Rachel McElwee: "Money Honey"
Downtown Art Space
Waymouth Street, Adelaide. Season closed
The
works from Bev Southcott and Rachel McElwee, finishing their time
at Downtown, examine two very different kinds of public spaces and
the consuming performances that take place within them. Southcott
examines the mall and the act of shopping while McElwee looks at strip
club culture with its reciprocating act between the stripper and the
viewer. Southcott and McElwee, both finishing masters' students, present
their works after in-depth studies into their subjects.
Southcott's series of photographs turn shopping into the sublime.

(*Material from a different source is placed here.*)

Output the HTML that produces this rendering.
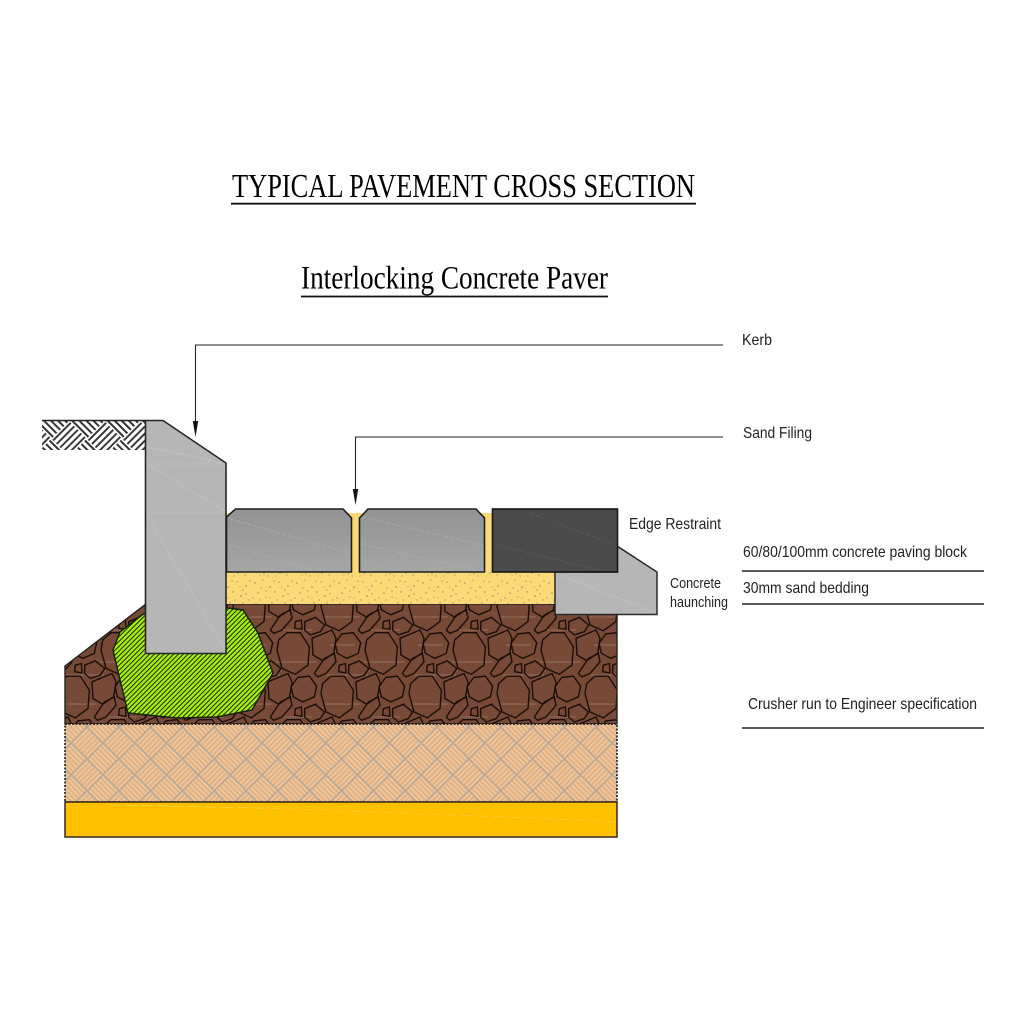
<!DOCTYPE html>
<html><head><meta charset="utf-8"><title>Typical Pavement Cross Section</title>
<style>html,body{margin:0;padding:0;background:#fff}svg{display:block;filter:blur(.35px)}
.s{font-family:"Liberation Serif",serif;fill:#000}.l{font-family:"Liberation Sans",sans-serif;font-size:16px;fill:#222}</style></head>
<body>
<svg width="1024" height="1024" viewBox="0 0 1024 1024" xmlns="http://www.w3.org/2000/svg">
<defs>
<linearGradient id="pv" x1="0" y1="0" x2="0" y2="1"><stop offset="0" stop-color="#939393"/><stop offset="1" stop-color="#a6a6a6"/></linearGradient>
<g id="st" fill="none" stroke="#1a0e08" stroke-width="4.200">
<polygon points="165,428 205,428 232,470 228,525 190,553 150,535 135,480 140,450"/>
<polygon points="65,432 100,428 122,458 115,490 80,505 52,490 45,460"/>
<polygon points="240,445 300,420 312,445 305,490 272,512 243,495"/>
<polygon points="115,420 145,375 175,360 180,385 150,420 125,430"/>
<polygon points="190,395 208,390 210,418 188,415"/>
<polygon points="218,395 250,382 278,405 265,425 235,435 218,420"/>
</g>
<pattern id="stones" patternUnits="userSpaceOnUse" x="320" y="605" width="88" height="87">
<rect width="88" height="87" fill="#774a37"/>
<g stroke="#a58371" stroke-width="1" opacity=".6">
<path d="M4 12H40M50 25H80M10 40H34M44 57H84M6 70H48"/>
</g>
<g transform="scale(.33333) translate(0,-345)">
<use href="#st"/><use href="#st" x="-264"/>
<use href="#st" x="132" y="130.5"/><use href="#st" x="-132" y="130.5"/>
<use href="#st" x="-132" y="-130.5"/><use href="#st" x="132" y="-130.5"/>
</g>
</pattern>
<pattern id="green" patternUnits="userSpaceOnUse" width="3.4" height="3.4" patternTransform="rotate(-45)">
<rect width="3.4" height="3.4" fill="#aaf00e"/><rect width="3.4" height="1.050" fill="#1a2a0a"/>
</pattern>
<pattern id="weave" patternUnits="userSpaceOnUse" width="45" height="45" patternTransform="translate(103,743) rotate(45)">
<rect width="45" height="45" fill="#eec498"/>
<g stroke="#dcae84" stroke-width="1.6">
<path d="M1 3.750H22M1 7.500H22M1 11.250H22M1 15H22M1 18.750H22M23.500 26.250H44M23.500 30H44M23.500 33.750H44M23.500 37.500H44M23.500 41.250H44"/>
<path d="M26.250 1V22M30 1V22M33.750 1V22M37.500 1V22M41.250 1V22M3.750 23.500V44M7.500 23.500V44M11.250 23.500V44M15 23.500V44M18.750 23.500V44"/>
</g>
<g stroke="#b8a794" stroke-width="1.700" fill="none"><path d="M0 0V45M22.500 0V45M45 0V45M0 0H45M0 22.500H45M0 45H45"/></g>
</pattern>
<pattern id="ground" patternUnits="userSpaceOnUse" width="50" height="50" patternTransform="translate(86.700,438.700) rotate(45)">
<rect width="50" height="50" fill="#fff"/>
<g stroke="#333" stroke-width="1.900">
<path d="M0 2.500H25M0 7.500H25M0 12.500H25M0 17.500H25M0 22.500H25M25 27.500H50M25 32.500H50M25 37.500H50M25 42.500H50M25 47.500H50"/>
<path d="M27.500 0V25M32.500 0V25M37.500 0V25M42.500 0V25M47.500 0V25M2.500 25V50M7.500 25V50M12.500 25V50M17.500 25V50M22.500 25V50"/>
</g>
</pattern>
<pattern id="sand" patternUnits="userSpaceOnUse" width="42" height="34">
<rect width="42" height="34" fill="#fbd976"/>
<g fill="#8a8474">
<circle cx="3" cy="5" r=".7"/><circle cx="11" cy="2" r=".6"/><circle cx="18" cy="9" r=".8"/><circle cx="27" cy="4" r=".6"/><circle cx="36" cy="8" r=".7"/>
<circle cx="6" cy="15" r=".7"/><circle cx="14" cy="19" r=".6"/><circle cx="23" cy="14" r=".7"/><circle cx="31" cy="18" r=".8"/><circle cx="39" cy="22" r=".6"/>
<circle cx="4" cy="26" r=".8"/><circle cx="12" cy="30" r=".6"/><circle cx="20" cy="25" r=".7"/><circle cx="28" cy="29" r=".7"/><circle cx="35" cy="31" r=".6"/>
<circle cx="9" cy="10" r=".6"/><circle cx="25" cy="22" r=".6"/><circle cx="33" cy="12" r=".6"/><circle cx="16" cy="32" r=".6"/><circle cx="1" cy="20" r=".6"/>
<circle cx="14" cy="13" r=".6"/><circle cx="22" cy="3" r=".6"/><circle cx="40" cy="3" r=".6"/><circle cx="30" cy="9" r=".5"/><circle cx="8" cy="22" r=".6"/>
<circle cx="18" cy="20" r=".5"/><circle cx="36" cy="16" r=".6"/><circle cx="33" cy="25" r=".6"/><circle cx="24" cy="32" r=".5"/><circle cx="8" cy="31" r=".5"/>
</g>
</pattern>
</defs>

<text class="s" x="232" y="197" font-size="34" textLength="463" lengthAdjust="spacingAndGlyphs">TYPICAL PAVEMENT CROSS SECTION</text>
<line x1="231" y1="203.700" x2="696" y2="203.700" stroke="#111" stroke-width="1.800"/>
<text class="s" x="301" y="288.500" font-size="33" textLength="307" lengthAdjust="spacingAndGlyphs">Interlocking Concrete Paver</text>
<line x1="301" y1="296.500" x2="608" y2="296.500" stroke="#111" stroke-width="1.800"/>

<!-- ground -->
<rect x="42" y="420" width="104" height="30" fill="url(#ground)"/>
<line x1="42" y1="420.500" x2="146" y2="420.500" stroke="#222" stroke-width="1.500"/>

<!-- crushed stone -->
<polygon points="65,666 146,604 617,604 617,724 65,724" fill="url(#stones)" stroke="#222" stroke-width="1.400"/>
<!-- tan -->
<rect x="65" y="724" width="552" height="78" fill="url(#weave)"/>
<rect x="65" y="724" width="552" height="78" fill="none" stroke="#111" stroke-width="1.500" stroke-dasharray="2 1.500"/>
<!-- yellow -->
<rect x="65" y="802" width="552" height="35" fill="#ffc000" stroke="#33291a" stroke-width="1.500"/>
<path d="M110 805 Q320 808 617 822" stroke="#ffcb33" stroke-width="1" stroke-dasharray="10 6" fill="none"/>

<!-- green blob -->
<polygon points="146,613 142,615 120,632 113,650 120,680 128,713 177,718 217,717 252,710 273,673 258,633 243,610 227,608" fill="url(#green)" stroke="#16210a" stroke-width="1.500"/>

<!-- sand -->
<rect x="226" y="513" width="266" height="60" fill="#fbd976"/>
<rect x="226" y="572" width="329" height="32" fill="url(#sand)"/>

<!-- haunching -->
<polygon points="617,546 657,572 657,614.500 555,614.500 555,572 617,572" fill="#b6b6b6" stroke="#2a2a2a" stroke-width="1.500"/>
<line x1="560" y1="575" x2="654" y2="612" stroke="#c2c2c2" stroke-width=".7"/>

<!-- kerb -->
<polygon points="145.500,420.500 163,420.500 226,463 226,653.500 145.500,653.500" fill="#b6b6b6" stroke="#262626" stroke-width="1.600"/>
<g stroke="#c2c2c2" stroke-width=".7" fill="none">
<path d="M147 447L222 463M147 464H225M147 464L225 511M147 513H225M147 515L225 650"/>
</g>

<!-- pavers -->
<polygon points="226.500,517 235.500,509 343,509 351.500,518 351.500,572 226.500,572" fill="url(#pv)" stroke="#1e1e1e" stroke-width="1.600"/>
<polygon points="359.500,518 368,509 476,509 484.500,518 484.500,572 359.500,572" fill="url(#pv)" stroke="#1e1e1e" stroke-width="1.600"/>
<g stroke="#b2b2b2" stroke-width=".6" fill="none" stroke-dasharray="4 2">
<path d="M230 519L350 553M230 545L312 570M362 517L483 545M362 544L475 570"/>
</g>
<rect x="492.500" y="509" width="125" height="63" fill="#4a4a4a" stroke="#161616" stroke-width="1.600"/>
<path d="M496 545L600 570M530 513L612 544" stroke="#5e5e5e" stroke-width=".6" stroke-dasharray="4 2" fill="none"/>

<!-- leaders -->
<g fill="none" stroke="#222" stroke-width="1.100">
<path d="M723 345H195.500V425"/>
<path d="M723 437H355.500V494"/>
</g>
<polygon points="192.800,421 198.200,421 195.500,437" fill="#111"/>
<polygon points="352.800,489 358.200,489 355.500,505" fill="#111"/>

<!-- labels -->
<text class="l" x="742" y="345" textLength="30" lengthAdjust="spacingAndGlyphs">Kerb</text>
<text class="l" x="743" y="438" textLength="69" lengthAdjust="spacingAndGlyphs">Sand Filing</text>
<text class="l" x="629" y="529" textLength="92" lengthAdjust="spacingAndGlyphs">Edge Restraint</text>
<text class="l" x="743" y="557" textLength="224" lengthAdjust="spacingAndGlyphs">60/80/100mm concrete paving block</text>
<text class="l" x="743" y="593" textLength="126" lengthAdjust="spacingAndGlyphs">30mm sand bedding</text>
<text class="l" x="748" y="709" textLength="229" lengthAdjust="spacingAndGlyphs">Crusher run to Engineer specification</text>
<text class="l" x="670" y="588" style="font-size:15px" textLength="51" lengthAdjust="spacingAndGlyphs">Concrete</text>
<text class="l" x="670" y="607" style="font-size:15px" textLength="58" lengthAdjust="spacingAndGlyphs">haunching</text>
<g stroke="#222" stroke-width="1.400">
<line x1="742" y1="571" x2="984" y2="571"/>
<line x1="742" y1="604" x2="984" y2="604"/>
<line x1="742" y1="728" x2="984" y2="728"/>
</g>
</svg>
</body></html>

A panoramic scene of a shopping mall, busy with people, signage and
imagined noise, lines the bottom third of the photographs. The shopping
scene we see is taken in Australian's consumerist heart, Sydney. The
top section of the photograph opens up into a hazy warm orange space,
you would probably imagine was some kind of Turner-esque atmospheric
weather condition, should you not know it is a blurred close-up of
the palm of a hand. While this series, Mall and Palm 5, raises issues
about the invasive methods of surveillance it also starts to negate
it with the use of the palm blocking the probably unwanted gaze. Poetically,
while the hand restricts the view of this shopping frenzy, its translucent
warmth simultaneously gives the impression of freedom and space.
This contrasting sense of restricted freedom mirrors Southcott's rather surprising relationship with this Sydney shopping mall. Rather than feel this place as a busy, slick and unhospitable space, Southcott, having lived and worked near this mall, relates to it as her home away from home. The mall in these photos is her comfort place and her escape and the use of her (and her family member's) palm goes some way to guarding these niceties. Through these photographs and the closeness of the human touch up against the camera lens, such a public space can be perceived with some intimacy.
McElwee's 'Money Honey' is an installation of objects and images around
the performance of stripping and the act of watching. Items such as
a mock heart stage made of beer cans and glitter, shabby chandeliers,
decorative mirror squares and revealing peephole shaped images, speak
of the facade presented by the strip club. Unlike Southcott's shopping
malls, the strip club uses symbolic objects, (as McElwee has shown,
usually consisting of tacky decor and over-the-top colours) to put
forth the impression of an intimate and homely, yet slightly ritzy,
space. The gaze, rather than restricted here is invited, or unveiled
slowly and used to tease.
McElwee's objects and images, while using the language of the strip club facade, twist meanings so that the act of stripping can be seen from perspectives not often considered. For example, among demonstrative images showing the typical and effective poses, are men, naked and performing. These shots speak of the manipulation of the performer over the watcher. Also, while femininity may have been the presumed impetus behind the performance styles of women, McElwee shows a phallic preoccupation applied to the female body. McElwee's research into the changing nature of the stripping industry, such as the costume, the length and style of performances and perhaps the clientele, reflect upon a culture that is fast-paced and 'instant' - this, as this exhibition attests to, has transferred itself into every aspect of our culture.